Monday, August 19, 2013

Higgs Boson, part 4

"The Higgs field is like the air, or the water for fish in the sea; we don't usually notice it, but it's all around us, and without it life would be impossible. And it is literally "all around us"; unlike all the other fields of nature, the Higgs is nonzero even in empty space. As we move through the world, we are embedded in a background Higgs field, and it's the influence of that field on our particles that gives them their unique properties."
~ Sean Carroll, The Particle at the End of the Universe, p. 136
Wow! This statement explains, in part, why the media call the Higgs, the God Particle. First, it's a field, an expanse rather than one little speck. Second, and more significantly than we can imagine, it's everywhere. Like the air. Like the water for fish or shrimp or whales. Something all pervasive and without which everything we know and see and feel in the physical world would not exist. Not even us. It's not that we live within it, it's that without it, life as we know it, is not. Period.

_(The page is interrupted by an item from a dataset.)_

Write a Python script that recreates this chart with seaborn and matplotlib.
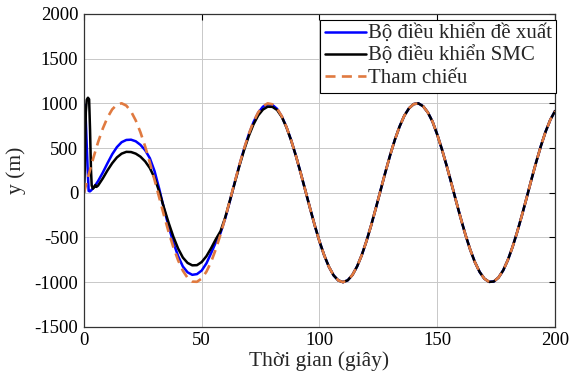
import numpy as np
import pandas as pd
import matplotlib
matplotlib.use("Agg")
import matplotlib.pyplot as plt
import seaborn as sns

# ---------------- data ----------------
t_ref = np.arange(0, 201, 2)
y_ref = [0, 199, 389, 565, 717, 841, 932, 985, 1000, 974,
         909, 808, 675, 516, 335, 141, -58, -256, -443, -612,
         -757, -872, -952, -994, -996, -959, -883, -773, -631, -465,
         -279, -83, 117, 312, 494, 657, 794, 899, 968, 999,
         989, 941, 855, 734, 585, 412, 223, 25, -174, -366,
         -544, -699, -828, -924, -981, -1000, -979, -919, -823, -694,
         -537, -359, -166, 33, 231, 420, 592, 740, 860, 944,
         991, 999, 967, 898, 795, 650, 484, 301, 106, -94,
         -288, -472, -637, -777, -886, -961, -997, -993, -949, -868,
         -751, -604, -434, -248, -52, 149, 342, 522, 683, 815,
         913]

# proposed controller (blue)
t_prop_early = [0, 0.3, 0.5, 0.8, 1.2, 1.6, 2.0, 2.5, 3, 4, 5]
y_prop_early = [0, 900, 980, 800, 520, 250, 20, 15, 25, 55, 90]
t_prop_mid = list(range(6, 90, 2))
y_prop_mid = [130, 225, 330, 430, 510, 565, 590, 593, 575, 535,
              475, 385, 240, 40, -180, -380, -560, -710, -825, -890,
              -918, -910, -870, -790, -675, -555, -450, -285, -90, 112,
              308, 490, 652, 790, 895, 962, 990, 982, 938, 853,
              733, 585]

# SMC controller (black)
t_smc_early = [0, 0.4, 0.8, 1.2, 1.7, 2.2, 2.6, 3.0, 3.3, 3.8, 4.3, 4.8, 5.3]
y_smc_early = [0, 300, 900, 1040, 1062, 1045, 700, 250, 80, 45, 60, 85, 65]
t_smc_mid = list(range(6, 90, 2))
y_smc_mid = [80, 160, 250, 330, 395, 437, 457, 455, 437, 403,
             350, 275, 165, 10, -170, -340, -495, -625, -725, -785,
             -812, -810, -775, -710, -620, -520, -430, -275, -85, 108,
             300, 478, 635, 765, 865, 930, 962, 960, 925, 848,
             730, 583]

# after t = 90 both controllers lie on the reference
t_tail = list(t_ref[45:])
y_tail = y_ref[45:]

t_prop = t_prop_early + t_prop_mid + t_tail
y_prop = y_prop_early + y_prop_mid + y_tail
t_smc = t_smc_early + t_smc_mid + t_tail
y_smc = y_smc_early + y_smc_mid + y_tail

labels = ["Bộ điều khiển đề xuất", "Bộ điều khiển SMC", "Tham chiếu"]
x_ticks = [0, 50, 100, 150, 200]
y_ticks = [-1500, -1000, -500, 0, 500, 1000, 1500, 2000]

# ---------------- plotting ----------------
sns.set_theme(style="white")
plt.rcParams["font.family"] = ["Liberation Serif", "DejaVu Serif"]
plt.rcParams["axes.unicode_minus"] = False

fig = plt.figure(figsize=(5.71, 3.85), dpi=100)
ax = fig.add_axes([0.147, 0.151, 0.825, 0.813])

sns.lineplot(x=t_prop, y=y_prop, ax=ax, color="#0000FF", lw=1.8,
             sort=False, estimator=None, label=labels[0])
sns.lineplot(x=t_smc, y=y_smc, ax=ax, color="black", lw=1.8,
             sort=False, estimator=None, label=labels[1])
sns.lineplot(x=t_ref, y=y_ref, ax=ax, color="#E07A40", lw=1.9,
             sort=False, estimator=None, label=labels[2])
ax.lines[2].set_dashes([3.8, 2.4])

ax.set_xlim(0, 200)
ax.set_ylim(-1500, 2000)
ax.set_xticks(x_ticks)
ax.set_yticks(y_ticks)
ax.tick_params(axis="both", direction="in", length=4, width=0.8,
               labelsize=13.5, colors="black", top=True, right=True,
               pad=4)
ax.grid(True, color="#C8C8C8", lw=0.7)
for s in ax.spines.values():
    s.set_color("#333333")
    s.set_linewidth(0.9)

ax.set_xlabel("Thời gian (giây)", fontsize=15.5, labelpad=1)
ax.set_ylabel("y (m)", fontsize=15.5, labelpad=6)

leg = ax.legend(loc="upper right", bbox_to_anchor=(1.003, 0.979),
                fontsize=15, frameon=True, fancybox=False,
                edgecolor="black", framealpha=1, borderpad=0.2,
                labelspacing=0.12, handlelength=2.0, handletextpad=0.1,
                borderaxespad=0.0)
leg.get_frame().set_linewidth(0.8)
leg.get_lines()[2].set_dashes([3.8, 2.4])

fig.savefig("out.png", dpi=100)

Sounds like the New Testament's Acts 17:28 ~ 'For in him we live and move and have our being.' As some of your own poets have said, 'We are his offspring.' Which also comes from an older source: Epimenides' Cretica ~ "But you are not dead: you live and abide forever, for in you we live and move and have our being." Either way, commentaries about a deity, a god. Physicists may argue the term God Particle is not apt, yet for ordinary folk, it may be the only way to grasp the expanse of what the Higgs seems to be.